→ **REQUIRED TASK**
Search the data below for the word "this" and copy each line that holds it.

→ **RECORD EXCERPTS**
◇ ◇ ◇ ◇

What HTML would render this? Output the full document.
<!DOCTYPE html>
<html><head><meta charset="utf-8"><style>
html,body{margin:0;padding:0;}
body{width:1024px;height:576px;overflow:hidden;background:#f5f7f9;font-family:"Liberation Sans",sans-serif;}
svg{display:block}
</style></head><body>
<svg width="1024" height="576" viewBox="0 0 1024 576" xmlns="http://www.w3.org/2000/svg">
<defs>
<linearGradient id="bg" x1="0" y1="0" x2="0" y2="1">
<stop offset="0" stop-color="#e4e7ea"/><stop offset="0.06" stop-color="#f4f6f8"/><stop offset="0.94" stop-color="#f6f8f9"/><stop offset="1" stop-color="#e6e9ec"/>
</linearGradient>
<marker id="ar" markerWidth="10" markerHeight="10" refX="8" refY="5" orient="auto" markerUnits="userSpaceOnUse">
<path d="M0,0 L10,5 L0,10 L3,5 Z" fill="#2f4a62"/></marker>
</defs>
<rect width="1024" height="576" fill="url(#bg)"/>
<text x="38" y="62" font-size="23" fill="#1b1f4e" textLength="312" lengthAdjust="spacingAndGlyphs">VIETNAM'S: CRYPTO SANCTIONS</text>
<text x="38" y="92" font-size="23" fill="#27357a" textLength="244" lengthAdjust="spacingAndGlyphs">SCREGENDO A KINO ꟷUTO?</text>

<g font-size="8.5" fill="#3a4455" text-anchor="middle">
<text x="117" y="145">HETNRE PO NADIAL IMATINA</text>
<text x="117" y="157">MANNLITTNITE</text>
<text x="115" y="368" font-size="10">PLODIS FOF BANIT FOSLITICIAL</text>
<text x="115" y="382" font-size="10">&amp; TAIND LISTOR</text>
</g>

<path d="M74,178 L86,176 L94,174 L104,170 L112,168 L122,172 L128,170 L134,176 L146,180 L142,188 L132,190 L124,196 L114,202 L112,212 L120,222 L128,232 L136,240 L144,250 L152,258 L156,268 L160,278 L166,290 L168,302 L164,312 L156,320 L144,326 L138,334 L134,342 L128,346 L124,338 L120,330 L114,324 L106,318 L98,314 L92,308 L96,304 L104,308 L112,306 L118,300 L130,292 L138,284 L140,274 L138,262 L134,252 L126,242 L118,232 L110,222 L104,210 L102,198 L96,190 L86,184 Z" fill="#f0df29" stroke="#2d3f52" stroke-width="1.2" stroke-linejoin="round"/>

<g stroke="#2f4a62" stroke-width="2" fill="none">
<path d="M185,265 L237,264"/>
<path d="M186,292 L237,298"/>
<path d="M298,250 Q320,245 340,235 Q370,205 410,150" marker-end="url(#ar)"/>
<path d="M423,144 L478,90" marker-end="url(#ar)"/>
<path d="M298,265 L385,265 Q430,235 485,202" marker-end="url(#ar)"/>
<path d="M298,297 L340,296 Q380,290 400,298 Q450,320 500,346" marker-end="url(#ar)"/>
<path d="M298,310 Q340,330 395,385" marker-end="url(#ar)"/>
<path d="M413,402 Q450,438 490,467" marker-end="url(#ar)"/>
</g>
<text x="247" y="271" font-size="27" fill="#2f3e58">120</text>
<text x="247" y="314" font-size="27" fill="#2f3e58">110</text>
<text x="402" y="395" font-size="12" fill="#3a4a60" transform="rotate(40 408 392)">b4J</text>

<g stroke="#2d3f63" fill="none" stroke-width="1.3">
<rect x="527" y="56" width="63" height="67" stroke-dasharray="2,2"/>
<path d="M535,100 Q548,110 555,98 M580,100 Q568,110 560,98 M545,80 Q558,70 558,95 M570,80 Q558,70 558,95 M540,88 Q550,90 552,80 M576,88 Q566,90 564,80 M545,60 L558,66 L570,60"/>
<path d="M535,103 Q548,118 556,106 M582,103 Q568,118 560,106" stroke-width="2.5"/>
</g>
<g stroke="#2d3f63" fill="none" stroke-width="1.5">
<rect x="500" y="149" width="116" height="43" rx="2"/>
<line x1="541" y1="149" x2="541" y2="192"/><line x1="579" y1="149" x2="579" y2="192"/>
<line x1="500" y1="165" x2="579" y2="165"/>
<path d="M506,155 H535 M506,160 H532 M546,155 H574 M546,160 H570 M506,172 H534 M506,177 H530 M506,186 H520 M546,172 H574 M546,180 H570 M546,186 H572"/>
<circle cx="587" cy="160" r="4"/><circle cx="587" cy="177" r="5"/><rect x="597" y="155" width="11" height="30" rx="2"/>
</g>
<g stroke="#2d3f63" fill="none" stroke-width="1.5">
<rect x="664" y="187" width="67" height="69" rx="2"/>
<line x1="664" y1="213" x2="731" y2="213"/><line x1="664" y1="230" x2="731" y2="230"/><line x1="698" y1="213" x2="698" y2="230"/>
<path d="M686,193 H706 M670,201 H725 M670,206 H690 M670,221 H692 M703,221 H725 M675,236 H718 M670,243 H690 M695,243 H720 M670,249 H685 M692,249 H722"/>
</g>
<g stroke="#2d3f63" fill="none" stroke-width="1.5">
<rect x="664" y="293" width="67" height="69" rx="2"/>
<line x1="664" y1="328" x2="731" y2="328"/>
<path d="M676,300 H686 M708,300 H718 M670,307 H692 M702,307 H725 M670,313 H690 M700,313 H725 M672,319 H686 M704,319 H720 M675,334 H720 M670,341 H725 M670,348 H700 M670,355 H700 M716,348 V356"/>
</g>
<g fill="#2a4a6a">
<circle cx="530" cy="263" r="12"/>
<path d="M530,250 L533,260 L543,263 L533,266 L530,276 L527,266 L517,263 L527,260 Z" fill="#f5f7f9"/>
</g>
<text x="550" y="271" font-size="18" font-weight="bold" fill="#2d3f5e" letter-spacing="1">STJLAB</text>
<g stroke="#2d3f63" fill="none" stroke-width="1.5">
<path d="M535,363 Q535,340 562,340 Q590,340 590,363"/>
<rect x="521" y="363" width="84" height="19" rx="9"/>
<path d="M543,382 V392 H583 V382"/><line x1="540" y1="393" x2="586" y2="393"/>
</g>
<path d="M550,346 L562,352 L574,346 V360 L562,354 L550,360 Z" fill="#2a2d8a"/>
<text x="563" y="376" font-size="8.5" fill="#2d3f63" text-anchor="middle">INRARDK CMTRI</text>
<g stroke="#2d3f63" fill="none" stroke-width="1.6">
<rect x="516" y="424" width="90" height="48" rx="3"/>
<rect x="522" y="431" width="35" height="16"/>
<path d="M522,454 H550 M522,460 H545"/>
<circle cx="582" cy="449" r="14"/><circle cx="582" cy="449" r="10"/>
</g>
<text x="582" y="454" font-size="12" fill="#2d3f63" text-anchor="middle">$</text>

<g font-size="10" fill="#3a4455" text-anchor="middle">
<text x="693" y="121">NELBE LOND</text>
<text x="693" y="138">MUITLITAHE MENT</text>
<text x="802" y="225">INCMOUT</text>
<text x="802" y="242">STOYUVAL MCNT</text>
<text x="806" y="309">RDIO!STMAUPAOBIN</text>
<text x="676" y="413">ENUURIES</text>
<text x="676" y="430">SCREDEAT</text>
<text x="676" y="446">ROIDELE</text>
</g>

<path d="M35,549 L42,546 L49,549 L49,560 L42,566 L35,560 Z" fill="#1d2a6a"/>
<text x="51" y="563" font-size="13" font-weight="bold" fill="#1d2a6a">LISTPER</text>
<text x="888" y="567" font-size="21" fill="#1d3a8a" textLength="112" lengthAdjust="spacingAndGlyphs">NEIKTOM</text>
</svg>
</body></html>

◇ ◇ ◇ ◇

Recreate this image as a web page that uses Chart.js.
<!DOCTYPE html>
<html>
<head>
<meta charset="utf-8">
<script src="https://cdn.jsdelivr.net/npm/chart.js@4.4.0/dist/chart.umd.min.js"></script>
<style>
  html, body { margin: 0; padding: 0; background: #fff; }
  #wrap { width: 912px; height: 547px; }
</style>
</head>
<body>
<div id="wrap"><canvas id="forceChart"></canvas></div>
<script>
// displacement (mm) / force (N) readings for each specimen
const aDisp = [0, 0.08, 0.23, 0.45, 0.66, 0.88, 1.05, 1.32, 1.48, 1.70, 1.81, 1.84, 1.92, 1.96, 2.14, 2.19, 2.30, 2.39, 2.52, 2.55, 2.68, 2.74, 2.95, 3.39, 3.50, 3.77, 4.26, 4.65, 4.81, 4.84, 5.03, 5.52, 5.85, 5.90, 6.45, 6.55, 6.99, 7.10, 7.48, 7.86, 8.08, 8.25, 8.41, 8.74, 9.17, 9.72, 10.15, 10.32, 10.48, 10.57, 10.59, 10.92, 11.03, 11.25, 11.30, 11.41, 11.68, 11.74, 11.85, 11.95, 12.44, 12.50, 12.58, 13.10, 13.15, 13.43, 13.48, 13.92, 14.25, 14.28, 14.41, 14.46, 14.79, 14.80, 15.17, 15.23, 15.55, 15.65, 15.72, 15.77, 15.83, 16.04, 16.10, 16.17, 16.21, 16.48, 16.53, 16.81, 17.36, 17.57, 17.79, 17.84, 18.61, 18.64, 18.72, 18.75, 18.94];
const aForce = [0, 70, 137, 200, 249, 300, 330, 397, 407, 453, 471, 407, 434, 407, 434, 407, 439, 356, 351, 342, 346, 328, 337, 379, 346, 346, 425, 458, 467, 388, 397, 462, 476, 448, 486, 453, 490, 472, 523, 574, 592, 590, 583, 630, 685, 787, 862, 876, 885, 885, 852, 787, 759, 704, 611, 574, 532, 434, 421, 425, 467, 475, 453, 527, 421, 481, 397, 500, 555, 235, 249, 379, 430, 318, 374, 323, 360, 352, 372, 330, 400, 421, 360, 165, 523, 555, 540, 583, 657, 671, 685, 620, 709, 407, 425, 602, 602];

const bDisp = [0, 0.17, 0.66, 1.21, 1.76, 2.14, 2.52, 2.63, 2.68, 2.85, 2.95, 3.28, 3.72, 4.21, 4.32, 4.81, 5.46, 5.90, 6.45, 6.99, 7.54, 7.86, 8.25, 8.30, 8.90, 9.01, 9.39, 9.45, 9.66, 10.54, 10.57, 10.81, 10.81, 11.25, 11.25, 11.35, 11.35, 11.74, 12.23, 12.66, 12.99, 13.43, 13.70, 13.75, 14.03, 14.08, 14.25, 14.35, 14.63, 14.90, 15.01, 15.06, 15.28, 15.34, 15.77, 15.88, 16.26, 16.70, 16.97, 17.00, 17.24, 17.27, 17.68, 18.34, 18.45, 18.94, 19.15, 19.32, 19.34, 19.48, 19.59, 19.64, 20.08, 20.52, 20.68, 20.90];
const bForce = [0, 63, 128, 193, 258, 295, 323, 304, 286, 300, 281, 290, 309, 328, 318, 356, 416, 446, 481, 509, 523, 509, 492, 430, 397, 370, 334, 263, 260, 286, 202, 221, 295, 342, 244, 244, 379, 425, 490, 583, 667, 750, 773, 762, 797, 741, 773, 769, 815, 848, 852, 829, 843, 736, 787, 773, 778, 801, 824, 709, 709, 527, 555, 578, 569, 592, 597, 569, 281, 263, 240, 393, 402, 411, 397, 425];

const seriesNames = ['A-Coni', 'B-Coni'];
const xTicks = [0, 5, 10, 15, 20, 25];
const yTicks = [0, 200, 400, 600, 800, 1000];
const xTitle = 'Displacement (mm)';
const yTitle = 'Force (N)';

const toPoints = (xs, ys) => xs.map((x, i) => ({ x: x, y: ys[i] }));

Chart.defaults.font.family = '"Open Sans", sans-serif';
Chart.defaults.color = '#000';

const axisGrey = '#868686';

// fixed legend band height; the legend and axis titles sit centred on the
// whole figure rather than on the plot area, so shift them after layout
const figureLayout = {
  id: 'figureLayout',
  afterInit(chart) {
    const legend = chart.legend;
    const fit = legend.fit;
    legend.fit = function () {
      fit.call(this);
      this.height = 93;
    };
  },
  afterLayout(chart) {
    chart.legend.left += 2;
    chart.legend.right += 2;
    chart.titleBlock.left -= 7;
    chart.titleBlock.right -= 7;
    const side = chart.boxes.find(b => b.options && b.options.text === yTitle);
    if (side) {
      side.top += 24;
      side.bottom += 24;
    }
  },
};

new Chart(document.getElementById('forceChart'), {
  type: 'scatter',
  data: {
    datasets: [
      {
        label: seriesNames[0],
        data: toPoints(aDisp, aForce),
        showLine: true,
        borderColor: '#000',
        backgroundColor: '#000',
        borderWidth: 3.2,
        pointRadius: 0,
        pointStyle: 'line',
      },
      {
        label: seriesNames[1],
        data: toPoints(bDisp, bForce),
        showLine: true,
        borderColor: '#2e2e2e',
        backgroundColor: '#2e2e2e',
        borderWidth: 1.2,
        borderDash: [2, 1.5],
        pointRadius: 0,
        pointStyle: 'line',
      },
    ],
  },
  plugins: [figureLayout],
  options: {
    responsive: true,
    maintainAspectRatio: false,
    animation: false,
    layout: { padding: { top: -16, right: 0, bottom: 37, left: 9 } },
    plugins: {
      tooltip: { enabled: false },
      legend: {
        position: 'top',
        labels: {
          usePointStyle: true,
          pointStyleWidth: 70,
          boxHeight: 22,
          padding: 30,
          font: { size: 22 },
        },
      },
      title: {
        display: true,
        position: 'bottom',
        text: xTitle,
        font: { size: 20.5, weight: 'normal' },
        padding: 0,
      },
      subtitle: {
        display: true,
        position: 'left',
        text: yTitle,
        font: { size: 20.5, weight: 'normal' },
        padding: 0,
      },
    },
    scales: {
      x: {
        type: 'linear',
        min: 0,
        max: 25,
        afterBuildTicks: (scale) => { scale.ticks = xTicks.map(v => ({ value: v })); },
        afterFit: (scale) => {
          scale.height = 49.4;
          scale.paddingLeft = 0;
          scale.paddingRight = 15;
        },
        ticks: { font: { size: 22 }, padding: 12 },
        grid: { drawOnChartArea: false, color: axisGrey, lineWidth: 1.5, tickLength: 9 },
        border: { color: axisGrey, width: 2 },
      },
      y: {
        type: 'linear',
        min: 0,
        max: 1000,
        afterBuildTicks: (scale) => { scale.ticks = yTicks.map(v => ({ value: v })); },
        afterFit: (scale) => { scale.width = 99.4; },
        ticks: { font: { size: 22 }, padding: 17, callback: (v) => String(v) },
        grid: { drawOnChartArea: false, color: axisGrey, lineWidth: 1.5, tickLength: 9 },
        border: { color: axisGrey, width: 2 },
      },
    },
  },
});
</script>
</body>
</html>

◇ ◇ ◇ ◇

→ **FINISHED TASK**
What HTML would render this? Output the full document.
Recreate this image as a web page that uses Chart.js.
      fit.call(this);
      this.height = 93;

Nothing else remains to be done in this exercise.